Antes cuando volvía de vacaciones, me sumía en una profunda depresión durante varios días. Días en los que planeaba dejar la vida sedentaria y de una ponerme a escribir una novela exitosa, o bien irme a Africa a cuidar niños pobres como todas las famosas. Hasta una vez conseguí irme de pruebas con una ONG sospechosa llamada Humana. Sí, todavía existe, y vende ropa usada que tú les regalas para quitártela de encima. Nos llevaron de proyecto piloto a una granja en Dinamarca que era de lo más variopinto. Yo tenía unos 30 años y ya me vi mayor para la aventura. Seis meses aprendiendo en esa granja a cuidar la tierra -llena de bichos, por cierto-, a hacer labores del hogar por turnos tipo gran hermano -yo por entonces ya tenía una chica que venía por horas a limpiar mi propia casa de vez en cuando- y a alimentar ganado y pedir donativos entre el tráfico de Copenhague a diez o veinte bajo cero. Una avispa y una cucaracha danesas me hicieron ver que aquéllo no iba a ser lo mio. Un amigo también.

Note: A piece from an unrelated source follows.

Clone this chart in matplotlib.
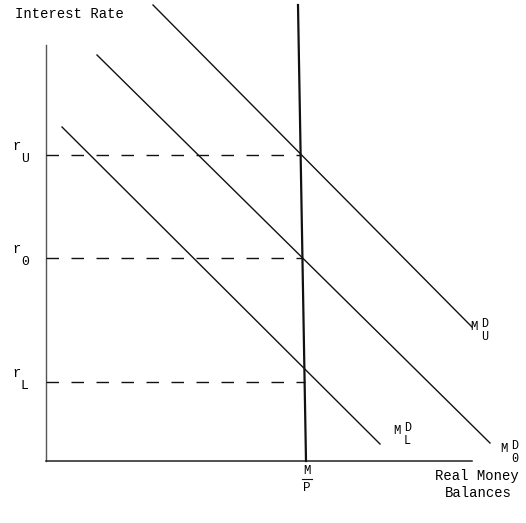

Ahora cuando vuelvo de vacaciones agradezco el silencio reinante a mi alrededor. Una computadora para mí sola, un aire acondicionado para mí sola, cafés con leche sin el peligro de que nadie los derrame y unas horas para poder pensar en algo que mida más de medio metro.
Hoy recordaba las cosas que ya no vuelven. Las madrugadas de baile sin consecuencias ni condiciones. Y cuando la responsabilidad era eso que adquirías sólo en horas de oficina.